Many countries around the world are offering incentives to promote clean energy, for instance, but without an efficient permitting process, proposed projects can get bogged down.
The previous regulatory process under former Prime Minister Stephen Harper was described as too relaxed by critics, while the top court’s ruling shows the system under Prime Minister Justin Trudeau went too far. Under both systems, it still takes multiple years for major projects to be approved.
The regulatory and permitting process has been in a state of flux for most of the last decade and Friday’s top court ruling will no doubt cause further change.
Canada isn’t the only country struggling with regulatory efficiency, according to Marla Orenstein, director of energy, environment and economy at the Canada West Foundation, a Calgary-based think-tank. She notes that the United States, the U.K., Germany and Australia all have similar issues.
“Everybody’s saying that this regulatory process takes too long and is too uncertain and that it’s going to impede our clean energy targets,” Orenstein said.
“They have to figure out, how do you make it robust in terms of its environmental outcomes and keep that robustness, but at the same time make it transparent, make it consistent, make it predictable.”
The Alberta government led the fight against the IAA, originally called Bill C-69. It was characterized by many conservative politicians in Alberta, including former premier Jason Kenney, as the “no more pipelines” act.
Generally, the IAA was intended to improve environmental protection, while also trying to reduce the lengthy regulatory process and give an early indication to companies about a project’s chances of approval.
The federal government has always had jurisdiction over reviewing projects on federal lands, or those that cross provincial or international boundaries, such as a large electricity transmission line.
As a result of the federal legislation, more projects required an assessment, such as certain highways and railroads. This expanded list of projects ultimately became the biggest problem, as highlighted by the Supreme Court.
Mixed results
Since 2019, the majority of the projects that underwent the federal assessment were from Ontario and Quebec, and the most common type of proposal involved mining.

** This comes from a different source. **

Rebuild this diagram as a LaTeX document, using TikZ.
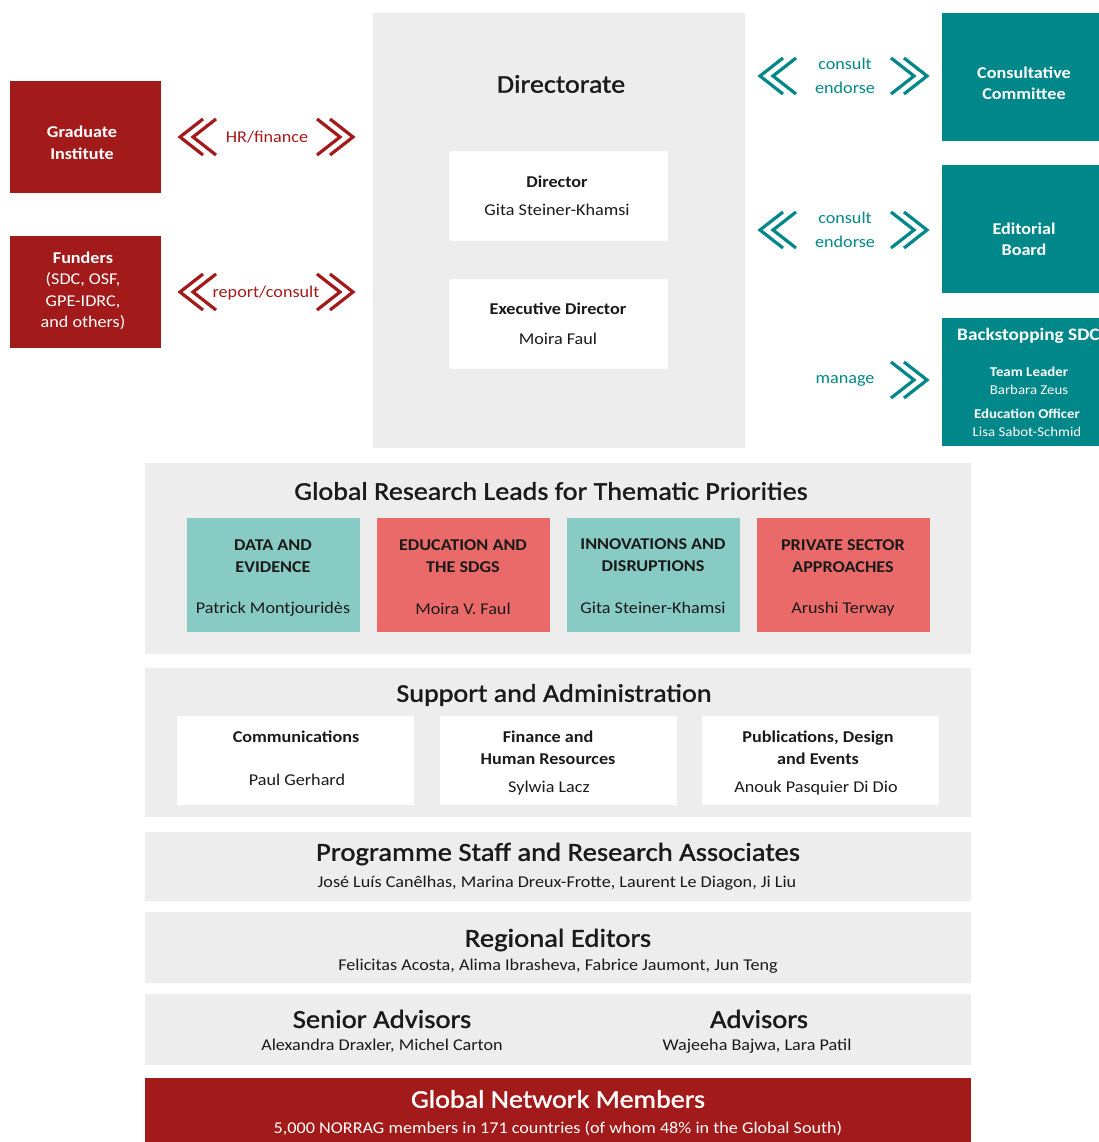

“It’s never been a huge number of projects that have gone through under this federal Impact Assessment Act. But at the same time, those projects tend to be fairly major and important ones, the big large ones that everybody is concerned about,” said Orenstein.
“We’ve needed some certainty in terms of moving forward,” she said. “There’s a whole bunch of projects that have been waiting in the wings, not putting in an application, waiting to see what’s going to happen.”
One project that completed the process was the Cedar LNG proposal in British Columbia, which experts say was successful for a variety of reasons including the proponent’s level of preparedness, its commitment to net-zero, and its level of Indigenous support.
Meanwhile, other projects were less fortunate, such as Suncor’s base mine expansion project, near Fort McMurray in northern Alberta. The proposal to grow its existing oilsands operation is still ongoing, although its chances at success were regarded as minimal after federal Environment Minister Steven Guilbeault wrote to the company explaining that the project’s emissions were unacceptable.
After Friday’s ruling, the Suncor project may find a new lease on life. It will still require federal permits because of its potential impacts on migrating birds, waterways and fish, however, the minister’s focus on emissions may need to be re-thought or reviewed.
Suncor did not immediately respond to a request for comment.
What’s next?
The elephant in the room is the question around just how far the federal government can go on greenhouse gases, according to Martin Olszynski, an associate professor of law at the University of Calgary.
He noted that the Supreme Court did uphold the federal government’s carbon tax two years ago, but sent a message in this latest ruling that Ottawa doesn’t have total control over regulating emissions.
“The Supreme Court didn’t say you don’t have that jurisdiction,” said Olszynski, who acted as counsel for World Wildlife Fund Canada, which was granted intervener status in support of the IAA at the Supreme Court. “They just said you didn’t make the case here for it. And if you want to come back, if you want to make it, you can make it. But you didn’t do that here.”
The ruling “clips a little bit the federal government’s wings when it comes to climate change,” he said.
The federal government has said it is reviewing the court’s decision and plans to make changes to the IAA.
After introducing many environmental policies since taking office, the governing Liberals are set to roll out two more policies soon — the clean electricity regulations and the oilpatch emissions cap.
The top court ruling this week does not have a direct impact on those proposals, but experts say there’s no guarantee that future federal policies wouldn’t also be challenged in the courts.
“There’s a bit of a warning here, a vibe from the Supreme Court that it wants the federal government to play conservatively,” said Olszynski.
Some provincial governments are already objecting to those proposals, too, which could lead to another court showdown with Ottawa over who has the authority over what parts of the environment.